____ Data entries
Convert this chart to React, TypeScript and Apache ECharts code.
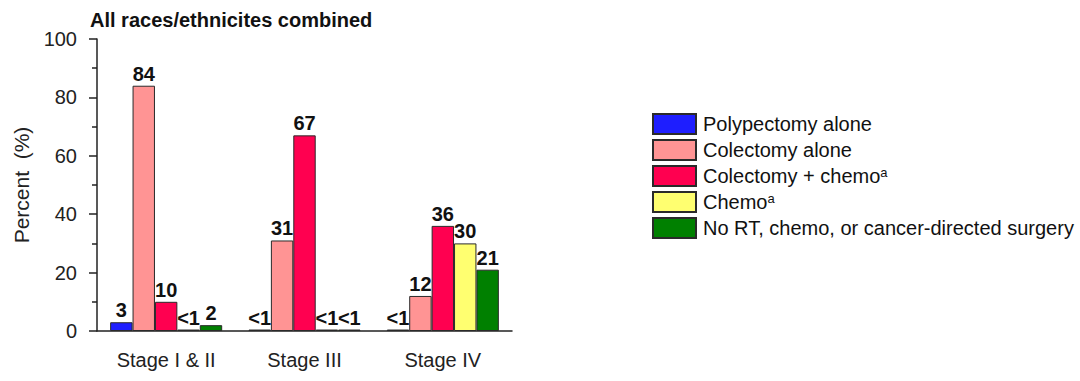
import React, { useEffect, useRef } from "react";
import * as echarts from "echarts";

const categories = ["Stage I & II", "Stage III", "Stage IV"];
const seriesNames = [
  "Polypectomy alone",
  "Colectomy alone",
  "Colectomy + chemo",
  "Chemo",
  "No RT, chemo, or cancer-directed surgery",
];
const superscripted = [false, false, true, true, false];
const colors = ["#1e1eff", "#ff9494", "#ff0050", "#ffff70", "#008000"];
const polypectomy = [3, 0.5, 0.5];
const colectomy = [84, 31, 12];
const colectomyChemo = [10, 67, 36];
const chemo = [0.5, 0.5, 30];
const noTreatment = [2, 0.5, 21];
const polypectomyLabels = ["3", "<1", "<1"];
const colectomyLabels = ["84", "31", "12"];
const colectomyChemoLabels = ["10", "67", "36"];
const chemoLabels = ["<1", "<1", "30"];
const noTreatmentLabels = ["2", "<1", "21"];
const yTicks = [0, 20, 40, 60, 80, 100];

const FONT = "'Liberation Sans', Arial, sans-serif";

export default function App() {
  const ref = useRef<HTMLDivElement>(null);
  useEffect(() => {
    if (!ref.current) return;
    const chart = echarts.init(ref.current, undefined, { renderer: "svg" });
    const values = [polypectomy, colectomy, colectomyChemo, chemo, noTreatment];
    const labels = [polypectomyLabels, colectomyLabels, colectomyChemoLabels, chemoLabels, noTreatmentLabels];
    const series = seriesNames.map((name, i) => ({
      type: "bar",
      name,
      data: values[i],
      barGap: "0%",
      barCategoryGap: "19%",
      itemStyle: { color: colors[i], borderColor: "#2a2a2a", borderWidth: 1 },
      label: {
        show: true,
        position: "top",
        distance: 2,
        fontFamily: FONT,
        fontSize: 20,
        fontWeight: "bold",
        color: "#111",
        formatter: (p: any) => labels[i][p.dataIndex],
      },
    }));
    chart.setOption({
      animation: false,
      textStyle: { fontFamily: FONT },
      title: {
        text: "All races/ethnicites combined",
        left: 85,
        top: 5,
        textStyle: { fontFamily: FONT, fontSize: 20, fontWeight: "bold", color: "#111" },
      },
      legend: {
        orient: "vertical",
        left: 652,
        top: 113,
        padding: 0,
        itemWidth: 43,
        itemHeight: 20,
        itemGap: 4,
        icon: "rect",
        formatter: (name: string) => {
          const i = seriesNames.indexOf(name);
          return superscripted[i] ? name + "{sup|a}" : name;
        },
        textStyle: {
          fontFamily: FONT,
          fontSize: 20,
          lineHeight: 20,
          color: "#111",
          padding: [0, 0, 0, 2],
          rich: {
            sup: { fontFamily: FONT, fontSize: 13, lineHeight: 12, color: "#111", verticalAlign: "top" },
          },
        },
        data: seriesNames,
      },
      grid: { left: 97, right: 568, top: 39, bottom: 50 },
      xAxis: {
        type: "category",
        data: categories,
        axisLine: { lineStyle: { color: "#222", width: 1.5 } },
        axisTick: { alignWithLabel: true, length: 8, lineStyle: { color: "#222", width: 1.5 } },
        axisLabel: { fontFamily: FONT, fontSize: 20, color: "#222", margin: 19 },
      },
      yAxis: {
        type: "value",
        min: 0,
        max: yTicks[yTicks.length - 1],
        interval: 20,
        name: "Percent  (%)",
        nameLocation: "middle",
        nameGap: 65,
        nameTextStyle: { fontFamily: FONT, fontSize: 21, color: "#222" },
        axisLine: { show: true, lineStyle: { color: "#222", width: 1.5 } },
        axisTick: { show: true, length: 8, lineStyle: { color: "#222", width: 1.5 } },
        minorTick: { show: true, splitNumber: 2, length: 5, lineStyle: { color: "#222", width: 1.5 } },
        splitLine: { show: false },
        axisLabel: { fontFamily: FONT, fontSize: 20, color: "#222", margin: 20 },
      },
      series,
    });
    return () => chart.dispose();
  }, []);
  return (
    <div
      ref={ref}
      style={{ position: "fixed", left: 0, top: 0, width: 1080, height: 381, background: "#fff" }}
    />
  );
}
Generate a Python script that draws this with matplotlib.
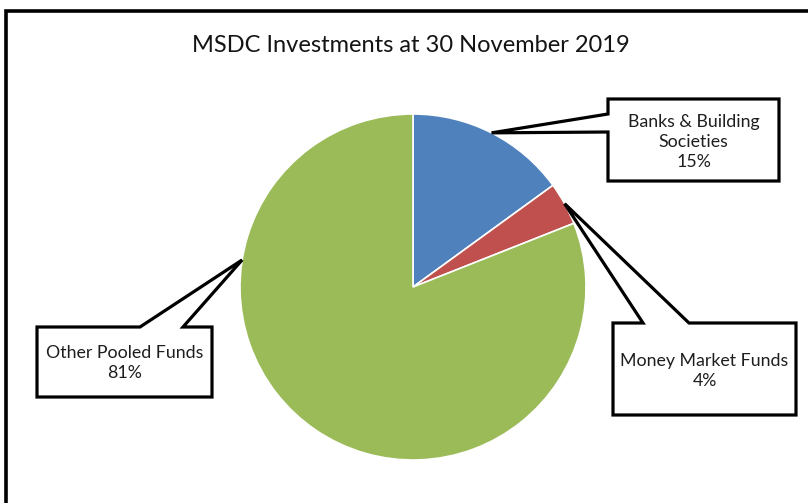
import matplotlib.pyplot as plt
import numpy as np
from matplotlib.patches import Polygon
from matplotlib.lines import Line2D

plt.rcParams['font.family'] = ['Lato', 'DejaVu Sans']

title = "MSDC Investments at 30 November 2019"
categories = ["Banks & Building\nSocieties", "Money Market Funds", "Other Pooled Funds"]
shares = [15, 4, 81]
colors = ["#4F81BD", "#C0504D", "#9BBB59"]

W, H = 808, 503
cx, cy, R = 413, 287, 173


def flip(pts):
    return [(x, H - y) for x, y in pts]


def callout(ax, box, side, base, tip, text, dy=0):
    x0, y0, x1, y1 = box
    a, b = base
    if side == 'left':
        pts = [(x0, y0), (x1, y0), (x1, y1), (x0, y1), (x0, b), tip, (x0, a)]
    else:
        pts = [(x0, y0), (a, y0), tip, (b, y0), (x1, y0), (x1, y1), (x0, y1)]
    ax.add_patch(Polygon(flip(pts), closed=True, facecolor='white',
                         edgecolor='black', linewidth=2.3, joinstyle='miter', zorder=5))
    ax.text((x0 + x1) / 2, H - (y0 + y1) / 2 - dy, text, ha='center', va='center',
            fontsize=12.8, color='#1e1e1e', linespacing=1.3, zorder=6)


def tip_at(angle):
    t = np.radians(angle)
    return (cx + R * np.cos(t), cy - R * np.sin(t))


fig = plt.figure(figsize=(W / 100, H / 100), dpi=100)
ax = fig.add_axes([0, 0, 1, 1])

ax.pie(shares, colors=colors, startangle=90, counterclock=False,
       center=(cx, H - cy), radius=R,
       wedgeprops=dict(edgecolor='white', linewidth=1.2))
ax.set_xlim(0, W)
ax.set_ylim(0, H)
ax.set_aspect('equal')
ax.axis('off')

# mid angles of the slices
cum = np.cumsum([0] + shares)
mids = [90 - 3.6 * (cum[i] + shares[i] / 2) for i in range(len(shares))]

labels = [f"{c}\n{s}%" for c, s in zip(categories, shares)]
callout(ax, (608, 99, 779, 181), 'left', (114, 132), tip_at(mids[0]), labels[0], dy=2)
callout(ax, (613, 323, 796, 415), 'top', (643, 689), tip_at(mids[1]), labels[1], dy=2)
callout(ax, (37, 327, 212, 397), 'top', (140, 183), tip_at(171), labels[2], dy=1)

ax.text(411, H - 45, title, ha='center', va='center', fontsize=17, color='#141414')

# outer frame (only top and left visible in the crop)
ax.add_line(Line2D([6, 6, W], [0, H - 11, H - 11], color='black', linewidth=2.6,
                   solid_joinstyle='miter'))

fig.savefig('out.png', dpi=100)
________
== Given request ==
Print the whole listing above once more, word for word, without its pictures.

== Output below ==
Convert this chart to React, TypeScript and Apache ECharts code.
import React, { useEffect, useRef } from "react";
import * as echarts from "echarts";

const categories = ["Stage I & II", "Stage III", "Stage IV"];
const seriesNames = [
  "Polypectomy alone",
  "Colectomy alone",
  "Colectomy + chemo",
  "Chemo",
  "No RT, chemo, or cancer-directed surgery",
];
const superscripted = [false, false, true, true, false];
const colors = ["#1e1eff", "#ff9494", "#ff0050", "#ffff70", "#008000"];
const polypectomy = [3, 0.5, 0.5];
const colectomy = [84, 31, 12];
const colectomyChemo = [10, 67, 36];
const chemo = [0.5, 0.5, 30];
const noTreatment = [2, 0.5, 21];
const polypectomyLabels = ["3", "<1", "<1"];
const colectomyLabels = ["84", "31", "12"];
const colectomyChemoLabels = ["10", "67", "36"];
const chemoLabels = ["<1", "<1", "30"];
const noTreatmentLabels = ["2", "<1", "21"];
const yTicks = [0, 20, 40, 60, 80, 100];

const FONT = "'Liberation Sans', Arial, sans-serif";

export default function App() {
  const ref = useRef<HTMLDivElement>(null);
  useEffect(() => {
    if (!ref.current) return;
    const chart = echarts.init(ref.current, undefined, { renderer: "svg" });
    const values = [polypectomy, colectomy, colectomyChemo, chemo, noTreatment];
    const labels = [polypectomyLabels, colectomyLabels, colectomyChemoLabels, chemoLabels, noTreatmentLabels];
    const series = seriesNames.map((name, i) => ({
      type: "bar",
      name,
      data: values[i],
      barGap: "0%",
      barCategoryGap: "19%",
      itemStyle: { color: colors[i], borderColor: "#2a2a2a", borderWidth: 1 },
      label: {
        show: true,
        position: "top",
        distance: 2,
        fontFamily: FONT,
        fontSize: 20,
        fontWeight: "bold",
        color: "#111",
        formatter: (p: any) => labels[i][p.dataIndex],
      },
    }));
    chart.setOption({
      animation: false,
      textStyle: { fontFamily: FONT },
      title: {
        text: "All races/ethnicites combined",
        left: 85,
        top: 5,
        textStyle: { fontFamily: FONT, fontSize: 20, fontWeight: "bold", color: "#111" },
      },
      legend: {
        orient: "vertical",
        left: 652,
        top: 113,
        padding: 0,
        itemWidth: 43,
        itemHeight: 20,
        itemGap: 4,
        icon: "rect",
        formatter: (name: string) => {
          const i = seriesNames.indexOf(name);
          return superscripted[i] ? name + "{sup|a}" : name;
        },
        textStyle: {
          fontFamily: FONT,
          fontSize: 20,
          lineHeight: 20,
          color: "#111",
          padding: [0, 0, 0, 2],
          rich: {
            sup: { fontFamily: FONT, fontSize: 13, lineHeight: 12, color: "#111", verticalAlign: "top" },
          },
        },
        data: seriesNames,
      },
      grid: { left: 97, right: 568, top: 39, bottom: 50 },
      xAxis: {
        type: "category",
        data: categories,
        axisLine: { lineStyle: { color: "#222", width: 1.5 } },
        axisTick: { alignWithLabel: true, length: 8, lineStyle: { color: "#222", width: 1.5 } },
        axisLabel: { fontFamily: FONT, fontSize: 20, color: "#222", margin: 19 },
      },
      yAxis: {
        type: "value",
        min: 0,
        max: yTicks[yTicks.length - 1],
        interval: 20,
        name: "Percent  (%)",
        nameLocation: "middle",
        nameGap: 65,
        nameTextStyle: { fontFamily: FONT, fontSize: 21, color: "#222" },
        axisLine: { show: true, lineStyle: { color: "#222", width: 1.5 } },
        axisTick: { show: true, length: 8, lineStyle: { color: "#222", width: 1.5 } },
        minorTick: { show: true, splitNumber: 2, length: 5, lineStyle: { color: "#222", width: 1.5 } },
        splitLine: { show: false },
        axisLabel: { fontFamily: FONT, fontSize: 20, color: "#222", margin: 20 },
      },
      series,
    });
    return () => chart.dispose();
  }, []);
  return (
    <div
      ref={ref}
      style={{ position: "fixed", left: 0, top: 0, width: 1080, height: 381, background: "#fff" }}
    />
  );
}
Generate a Python script that draws this with matplotlib.
import matplotlib.pyplot as plt
import numpy as np
from matplotlib.patches import Polygon
from matplotlib.lines import Line2D

plt.rcParams['font.family'] = ['Lato', 'DejaVu Sans']

title = "MSDC Investments at 30 November 2019"
categories = ["Banks & Building\nSocieties", "Money Market Funds", "Other Pooled Funds"]
shares = [15, 4, 81]
colors = ["#4F81BD", "#C0504D", "#9BBB59"]

W, H = 808, 503
cx, cy, R = 413, 287, 173


def flip(pts):
    return [(x, H - y) for x, y in pts]


def callout(ax, box, side, base, tip, text, dy=0):
    x0, y0, x1, y1 = box
    a, b = base
    if side == 'left':
        pts = [(x0, y0), (x1, y0), (x1, y1), (x0, y1), (x0, b), tip, (x0, a)]
    else:
        pts = [(x0, y0), (a, y0), tip, (b, y0), (x1, y0), (x1, y1), (x0, y1)]
    ax.add_patch(Polygon(flip(pts), closed=True, facecolor='white',
                         edgecolor='black', linewidth=2.3, joinstyle='miter', zorder=5))
    ax.text((x0 + x1) / 2, H - (y0 + y1) / 2 - dy, text, ha='center', va='center',
            fontsize=12.8, color='#1e1e1e', linespacing=1.3, zorder=6)


def tip_at(angle):
    t = np.radians(angle)
    return (cx + R * np.cos(t), cy - R * np.sin(t))


fig = plt.figure(figsize=(W / 100, H / 100), dpi=100)
ax = fig.add_axes([0, 0, 1, 1])

ax.pie(shares, colors=colors, startangle=90, counterclock=False,
       center=(cx, H - cy), radius=R,
       wedgeprops=dict(edgecolor='white', linewidth=1.2))
ax.set_xlim(0, W)
ax.set_ylim(0, H)
ax.set_aspect('equal')
ax.axis('off')

# mid angles of the slices
cum = np.cumsum([0] + shares)
mids = [90 - 3.6 * (cum[i] + shares[i] / 2) for i in range(len(shares))]

labels = [f"{c}\n{s}%" for c, s in zip(categories, shares)]
callout(ax, (608, 99, 779, 181), 'left', (114, 132), tip_at(mids[0]), labels[0], dy=2)
callout(ax, (613, 323, 796, 415), 'top', (643, 689), tip_at(mids[1]), labels[1], dy=2)
callout(ax, (37, 327, 212, 397), 'top', (140, 183), tip_at(171), labels[2], dy=1)

ax.text(411, H - 45, title, ha='center', va='center', fontsize=17, color='#141414')

# outer frame (only top and left visible in the crop)
ax.add_line(Line2D([6, 6, W], [0, H - 11, H - 11], color='black', linewidth=2.6,
                   solid_joinstyle='miter'))

fig.savefig('out.png', dpi=100)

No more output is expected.